Measuring the ROI of a Brand Ambassador Without Lying About It

Most BA ROI decks are fiction. Beautiful, well-formatted, totally disconnected from what the program actually produced.

Visit counts, social media impressions, number of trainings conducted, number of accounts visited: these are activity metrics. They measure what the BA did. They don't measure what changed in the market because the BA did it. There's a difference, and the people who fund these programs are starting to notice it.

If a BA visited 40 accounts and depletions didn't move, the program didn't work. The visits happened, but the outcome didn't. A deck that shows 40 visits as evidence of success is measuring activity as a proxy for results. The proxy breaks down eventually.

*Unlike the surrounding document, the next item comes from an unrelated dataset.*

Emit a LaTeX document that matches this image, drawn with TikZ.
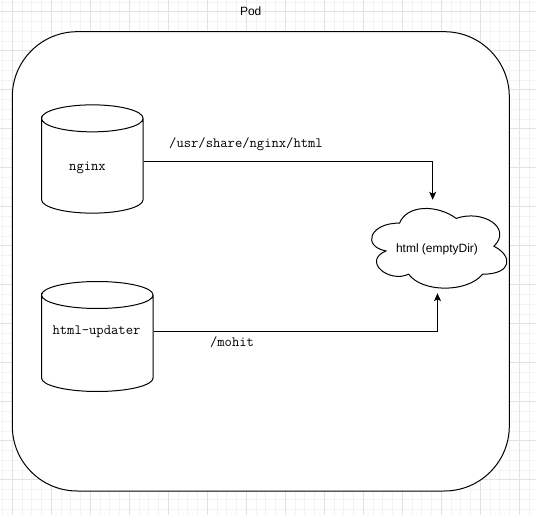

The Metrics That Actually Matter

Depletions by account. This is the metric. Track depletion volume at Tier 1 and Tier 2 accounts quarterly. Compare before and after increased BA activity. If depletions are flat or declining despite regular visits, the visits aren't driving sales. Something else needs to change: the approach, the relationship, the menu integration, or the account tier assignment.

New menu placements. Not just listings. Cocktail menu placements specifically, because those drive reorders and create a reason to train staff. Track how many were placed this quarter, how many are still active three months later, and how many resulted in a reorder.

Reorder rate at visited accounts. Of the accounts your BA visited this quarter, what percentage reordered? This is a cleaner conversion metric than placement count alone, because it shows whether the visits translated into commercial momentum rather than just a new bottle on the back bar.

Staff activations with measurable follow-through. Did the training you ran at a Tier 1 account result in the bartenders actually selling the cocktail? Track this by checking depletion data in the 30 days following a training. The delta tells you whether the training did anything.

What to Stop Measuring

Social posts. Visit counts. Impression estimates from events. These go in the activity log, not the ROI deck. They're useful for understanding how the BA spent their time. They don't tell you whether the time spent produced revenue.

Presenting activity metrics as outcomes is a way of avoiding the harder question: did this program produce depletions? Build the deck around that question and you'll either have a good answer or you'll know what to change. Both outcomes are useful.

One more thing: pull the same report at the same interval every quarter. Consistency in measurement matters as much as the metric itself. A depletion number measured in April against a visit cadence measured in January tells you nothing. Run the same analysis, same window, every time.